The eyes, the hands, the faint impression on the skin left by the elastic ankle socks (as in “Hidden Rooms”) are composed or extracted from another image, then inserted into a composite. Such items as handmade wallpaper, or the drum in “The Drummer,” are carefully created or reworked (the drum was a found object, digitally refurbished by the artist’s hand). Many of the backgrounds are her own paintings or photographs taken on travels in Europe. In “The Wanderer,” the background image was taken in the Pyrenees.
On the surface, her pictures are serene and exacting. Look deeper, however, and there are inconsistencies; various parts seem slightly out of scale. The eyes are haunting, mysterious, set into the ambiguity and androgyny of the anonymous figures.
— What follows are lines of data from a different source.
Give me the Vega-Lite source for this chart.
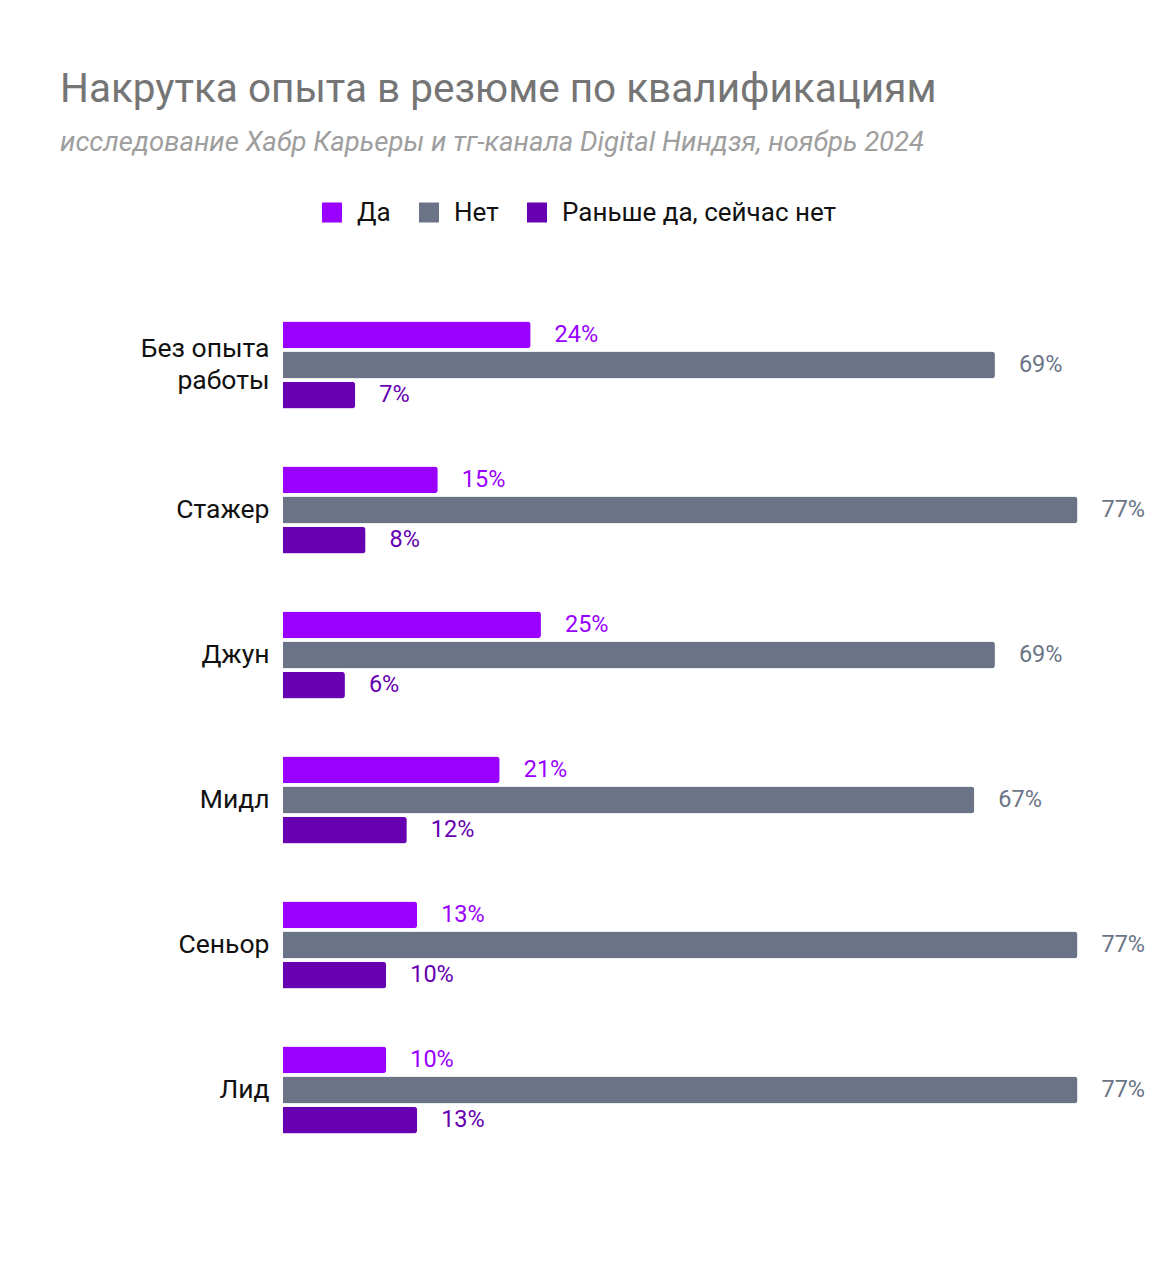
{
  "$schema": "https://vega.github.io/schema/vega-lite/v6.json",
  "width": 877,
  "height": 870,
  "autosize": {"type": "none"},
  "padding": {"left": 283, "top": 292.5, "right": 9, "bottom": 117.5},
  "background": "white",
  "title": {
    "text": "Накрутка опыта в резюме по квалификациям",
    "subtitle": "исследование Хабр Карьеры и тг-канала Digital Ниндзя, ноябрь 2024",
    "anchor": "start",
    "frame": "group",
    "dx": -223,
    "offset": 43,
    "font": "Roboto",
    "fontSize": 40.5,
    "fontWeight": "normal",
    "color": "#757575",
    "subtitleFont": "Roboto",
    "subtitleFontSize": 27.5,
    "subtitleFontStyle": "italic",
    "subtitleColor": "#9e9e9e",
    "subtitlePadding": 19
  },
  "config": {
    "view": {"stroke": null},
    "font": "Roboto"
  },
  "data": {
    "values": [
      {"level": "Без опыта работы", "answer": "Да", "value": 24},
      {"level": "Без опыта работы", "answer": "Нет", "value": 69},
      {"level": "Без опыта работы", "answer": "Раньше да, сейчас нет", "value": 7},
      {"level": "Стажер", "answer": "Да", "value": 15},
      {"level": "Стажер", "answer": "Нет", "value": 77},
      {"level": "Стажер", "answer": "Раньше да, сейчас нет", "value": 8},
      {"level": "Джун", "answer": "Да", "value": 25},
      {"level": "Джун", "answer": "Нет", "value": 69},
      {"level": "Джун", "answer": "Раньше да, сейчас нет", "value": 6},
      {"level": "Мидл", "answer": "Да", "value": 21},
      {"level": "Мидл", "answer": "Нет", "value": 67},
      {"level": "Мидл", "answer": "Раньше да, сейчас нет", "value": 12},
      {"level": "Сеньор", "answer": "Да", "value": 13},
      {"level": "Сеньор", "answer": "Нет", "value": 77},
      {"level": "Сеньор", "answer": "Раньше да, сейчас нет", "value": 10},
      {"level": "Лид", "answer": "Да", "value": 10},
      {"level": "Лид", "answer": "Нет", "value": 77},
      {"level": "Лид", "answer": "Раньше да, сейчас нет", "value": 13}
    ]
  },
  "encoding": {
    "y": {
      "field": "level",
      "type": "nominal",
      "sort": ["Без опыта работы", "Стажер", "Джун", "Мидл", "Сеньор", "Лид"],
      "scale": {"paddingInner": 0.4, "paddingOuter": 0.2},
      "axis": {
        "title": null,
        "domain": false,
        "ticks": false,
        "labelFontSize": 26.5,
        "labelColor": "#111111",
        "labelFont": "Roboto",
        "labelPadding": 14,
        "labelLineHeight": 32,
        "labelOffset": {"condition": {"test": "datum.value == 'Без опыта работы'", "value": -16}, "value": 0},
        "labelExpr": "datum.value == 'Без опыта работы' ? ['Без опыта', 'работы'] : datum.value"
      }
    },
    "yOffset": {
      "field": "answer",
      "type": "nominal",
      "sort": ["Да", "Нет", "Раньше да, сейчас нет"],
      "scale": {"paddingInner": 0.11, "paddingOuter": 0}
    },
    "x": {
      "field": "value",
      "type": "quantitative",
      "scale": {"domain": [0, 85]},
      "axis": null
    },
    "color": {
      "field": "answer",
      "type": "nominal",
      "scale": {
        "domain": ["Да", "Нет", "Раньше да, сейчас нет"],
        "range": ["#9900ff", "#6b7486", "#6600b0"]
      },
      "legend": {
        "title": null,
        "orient": "none",
        "direction": "horizontal",
        "legendX": 36,
        "legendY": -93,
        "symbolType": "square",
        "symbolSize": 400,
        "symbolStrokeWidth": 0,
        "symbolOpacity": 1,
        "labelFontSize": 26,
        "labelFont": "Roboto",
        "labelColor": "#111111",
        "labelOffset": 12,
        "labelLimit": 500,
        "columnPadding": 25
      }
    }
  },
  "layer": [
    {
      "mark": {"type": "bar", "cornerRadiusEnd": 3}
    },
    {
      "transform": [{"calculate": "datum.value + '%'", "as": "label"}],
      "mark": {"type": "text", "align": "left", "baseline": "middle", "dx": 24, "fontSize": 23.5, "font": "Roboto"},
      "encoding": {
        "text": {"field": "label", "type": "nominal"}
      }
    }
  ]
}
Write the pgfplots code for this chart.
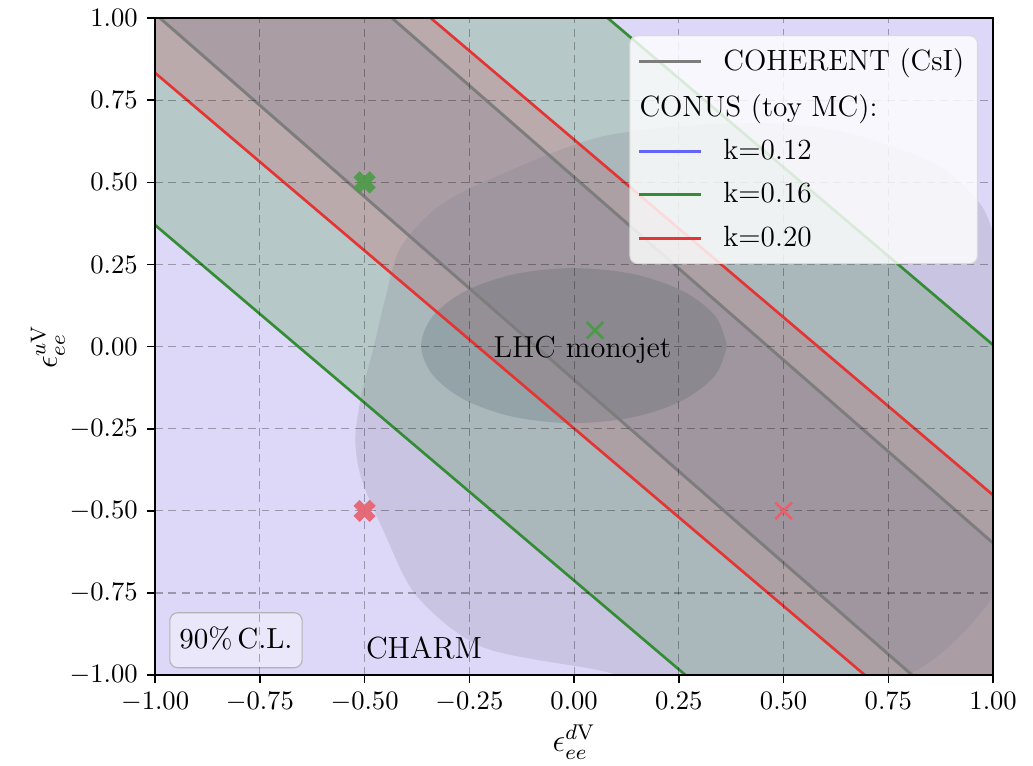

Their gaze suggests isolation and loneliness.
“Children are fascinating subjects for me,” Ms. Lux explained. “An artist picks a subject that he likes, so I picked children because that is what I can most connect with. But my work is not about the children I photograph. It’s not children’s portraits or portraits in a traditional sense. I don’t try to capture the model’s individual psychology. I treat them as a metaphor for childhood and for innocence. Childhood is an important and most influential part of life. During childhood we learn to live in this world. But childhood cannot be repeated and that is in many ways unfortunate. It is tragic.”
In “Paulin” (2002), a girl sits poised in the sand, delicate amidst shells and rocks scattered on the shore, each as sharply in focus as the cheerful geometry of her dress, or the smoothness of her neatly combed hair, set against a Quattrocento sky. The opacity of the girl’s gaze evokes what’s missing. Included is the blue-green bruising below the surface of the translucent porcelain flesh. This balancing act, between inclusion and exclusion, opacity and translucency, gives these images their power. There is no story here but rather elements of a narrative arranged meticulously.
“I consider my work to be pictorial art but pictorial art is not necessarily narrative,” Ms. Lux explained. “I don’t try to tell a story but prefer to leave things open. I want the viewer to draw his own meaning.”
In “At the Window” (2004), the child’s gaze is turned away. We view the back of her head (a hairstyle that suggests 15th-century Flemish dress) and the pastel landscape that presumably she sees, too, through the panes of glass. In Lux’s new work, the viewer senses an increased interaction; the gaze is more intense.
I was struck by a lone adult male, the subject of the photo “The Hunter” (2003). Ms. Lux’s father left when she was a child; her dealer, Yossi Milo, told me that she later went hunting for her three half-brothers and eventually found them in Cypress. She has also made two self-portraits to date. “The Hush” (1999), a collage of hand-made and camera-made images and “Self Portrait” (2000), the artist against a moonlit sky. Both images quote painting, fashion, and photography, and it is interesting to note that the artist changed her name to Loretta Lux on the eve of her first exhibition in 2000. The artist, like her photographs, is carefully composed.
Ms. Lux will be signing copies of her new monograph tonight from 6 to 8 p.m. at Yossi Milo (525 W. 25th Street, between Tenth and Eleventh Avenues, 212-414-0370). Prices: $4,500-$19,500.